Поэтому прочному вживанию Пугачева в роль Петра III способствовал и его внешний вид. Он отличался от других «богатым казачьим, донским манером, платьем и убором лошадиным». Позже Пугачев привез из Яицкого городка «красную ленту, такую, какия... на генералах видал, и ту ленту надевал он на себя под кафтан». Чтобы нарядить «царя-батюшку», казаки привезли ему «бешмет канаватной, зипун зеленой суконной, шапку красную, кушак, а сапоги были куплены Мясниковым» [89; 106, 131]. В казацком фольклоре повстанческий вождь и «по обличью» был царем.

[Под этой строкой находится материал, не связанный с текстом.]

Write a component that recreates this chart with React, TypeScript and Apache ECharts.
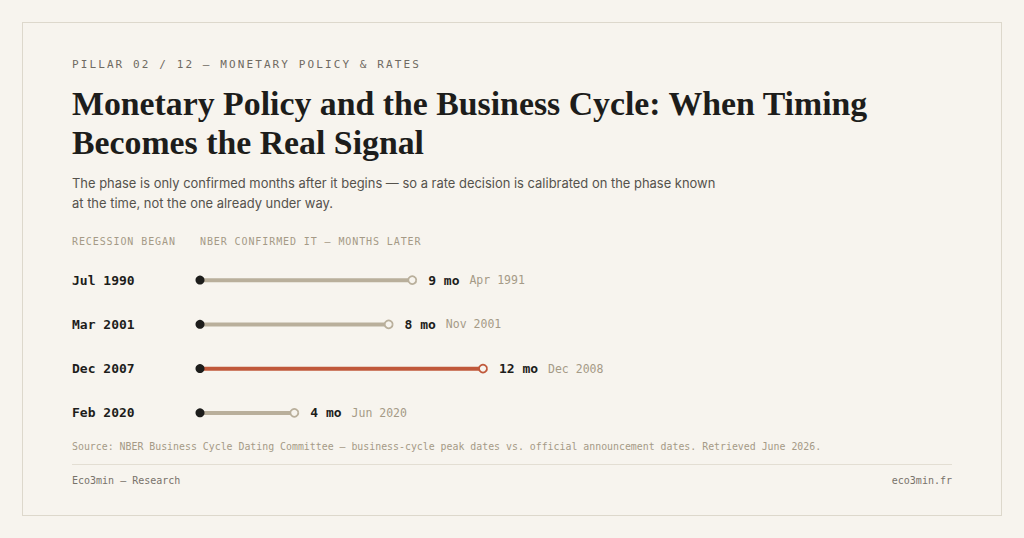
import { useEffect, useRef } from 'react'
import * as echarts from 'echarts'

const recessionStart = ['Jul 1990', 'Mar 2001', 'Dec 2007', 'Feb 2020']
const monthsLater = [9, 8, 12, 4]
const confirmedOn = ['Apr 1991', 'Nov 2001', 'Dec 2008', 'Jun 2020']
const highlightIndex = 2

const BG = '#f7f4ee'
const INK = '#1d1d1b'
const MUTED = '#a59a86'
const GREY_BAR = '#b9af9b'
const RED = '#c0583a'
const MONO = '"DejaVu Sans Mono", "Liberation Mono", monospace'
const SERIF = '"Liberation Serif", "DejaVu Serif", serif'
const SANS = 'Inter, "Noto Sans", sans-serif'

export default function App() {
  const chartRef = useRef<HTMLDivElement>(null)

  useEffect(() => {
    if (!chartRef.current) return
    const chart = echarts.init(chartRef.current, undefined, { renderer: 'svg' })

    const colorAt = (i: number) => (i === highlightIndex ? RED : GREY_BAR)

    const option: echarts.EChartsOption = {
      animation: false,
      backgroundColor: 'transparent',
      grid: { left: 200, width: 283, top: 258, height: 177 },
      xAxis: {
        type: 'value',
        min: 0,
        max: 12,
        show: false,
      },
      yAxis: {
        type: 'category',
        inverse: true,
        data: recessionStart,
        axisLine: { show: false },
        axisTick: { show: false },
        axisLabel: {
          align: 'left',
          margin: 128,
          color: INK,
          fontFamily: MONO,
          fontWeight: 'bold',
          fontSize: 13,
        },
      },
      series: [
        {
          type: 'bar',
          data: monthsLater.map((v, i) => ({ value: v, itemStyle: { color: colorAt(i) } })),
          barWidth: 4,
          silent: true,
          z: 1,
        },
        {
          type: 'scatter',
          data: monthsLater.map((_, i) => [0, i]),
          symbol: 'circle',
          symbolSize: 9,
          itemStyle: { color: INK, opacity: 1 },
          silent: true,
          z: 3,
        },
        {
          type: 'scatter',
          data: monthsLater.map((v, i) => ({
            value: [v, i],
            itemStyle: { color: BG, borderColor: colorAt(i), borderWidth: 1.8, opacity: 1 },
          })),
          symbol: 'circle',
          symbolSize: 8,
          silent: true,
          z: 3,
          label: {
            show: true,
            position: 'right',
            distance: 11,
            formatter: (p: any) => {
              const i = p.dataIndex
              return `{m|${monthsLater[i]} mo}{d|${confirmedOn[i]}}`
            },
            rich: {
              m: { fontFamily: MONO, fontWeight: 'bold', fontSize: 13, color: INK },
              d: { fontFamily: MONO, fontSize: 11.5, color: MUTED, padding: [0, 0, 0, 10] },
            },
          },
        },
      ],
    }

    chart.setOption(option)
    return () => {
      chart.dispose()
    }
  }, [])

  const abs = (top: number, extra: React.CSSProperties = {}): React.CSSProperties => ({
    position: 'absolute',
    left: 72,
    top,
    margin: 0,
    whiteSpace: 'nowrap',
    ...extra,
  })

  return (
    <div
      style={{
        position: 'fixed',
        left: 0,
        top: 0,
        width: 1024,
        height: 538,
        background: BG,
        overflow: 'hidden',
      }}
    >
      <div
        style={{
          position: 'absolute',
          left: 22,
          top: 22,
          width: 978,
          height: 492,
          border: '1px solid #ddd8cc',
        }}
      />
      <div ref={chartRef} style={{ position: 'absolute', left: 0, top: 0, width: 1024, height: 538 }} />

      <div
        style={abs(58, {
          fontFamily: MONO,
          fontSize: 11,
          letterSpacing: 2.1,
          color: '#6f6a62',
          lineHeight: '14px',
        })}
      >
        PILLAR 02 / 12 — MONETARY POLICY &amp; RATES
      </div>

      <div
        style={abs(84, {
          fontFamily: SERIF,
          fontSize: 33.8,
          fontWeight: 700,
          color: INK,
          lineHeight: '39px',
        })}
      >
        Monetary Policy and the Business Cycle: When Timing
        <br />
        Becomes the Real Signal
      </div>

      <div
        style={abs(173, {
          fontFamily: SANS,
          fontSize: 12.95,
          color: '#55524c',
          lineHeight: '20px',
        })}
      >
        The phase is only confirmed months after it begins — so a rate decision is calibrated on the phase known
        <br />
        at the time, not the one already under way.
      </div>

      <div
        style={abs(236, {
          fontFamily: MONO,
          fontSize: 10,
          letterSpacing: 0.9,
          color: MUTED,
          lineHeight: '12px',
        })}
      >
        RECESSION BEGAN
      </div>
      <div
        style={abs(236, {
          left: 200,
          fontFamily: MONO,
          fontSize: 10,
          letterSpacing: 0.9,
          color: MUTED,
          lineHeight: '12px',
        })}
      >
        NBER CONFIRMED IT — MONTHS LATER
      </div>

      <div
        style={abs(441, {
          fontFamily: MONO,
          fontSize: 9.9,
          color: MUTED,
          lineHeight: '12px',
        })}
      >
        Source: NBER Business Cycle Dating Committee — business-cycle peak dates vs. official announcement dates.
        Retrieved June 2026.
      </div>

      <div
        style={{
          position: 'absolute',
          left: 72,
          top: 464,
          width: 880,
          height: 1,
          background: '#e3ded3',
        }}
      />

      <div
        style={abs(475, {
          fontFamily: MONO,
          fontSize: 10,
          color: '#77726a',
          lineHeight: '12px',
        })}
      >
        Eco3min — Research
      </div>
      <div
        style={abs(475, {
          left: 'auto',
          right: 72,
          fontFamily: MONO,
          fontSize: 10,
          color: '#77726a',
          lineHeight: '12px',
        })}
      >
        eco3min.fr
      </div>
    </div>
  )
}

Носил он «парчовый кафтан, кармазинный зипун, полосатые канаватные шаровары запущены в сапоги, а сапоги козловые с желтой оторочкой... Шапка на нем была кунья с бархатным малиновым верхом и золотой кистью, а кафтан с зипуном обшиты широким, в ладонь, прозументом» [59; 217]. Имитацией государевых были дары Пугачева, например своему тестю П. М. Кузнецову – лисьей шубы, покрытой зеленым сукном и халатом.

Одним словом, нарядная, изукрашенная одежда становилась важным элементом в механизме идентификации Пугачева, в обосновании его претензий на царское имя. В этой связи символичен эпизод «Капитанской дочки», когда Гринев одаривает Пугачева, в то время испытывавшего лишения, знаменитым «заячьим тулупчиком»: «Бродяга был чрезвычайно доволен моим подарком. Он проводил меня до кибитки и сказал с низким поклоном: “Спасибо, ваше благородие! Награди вас господь за вашу добродетель. Век не забуду ваших милостей”».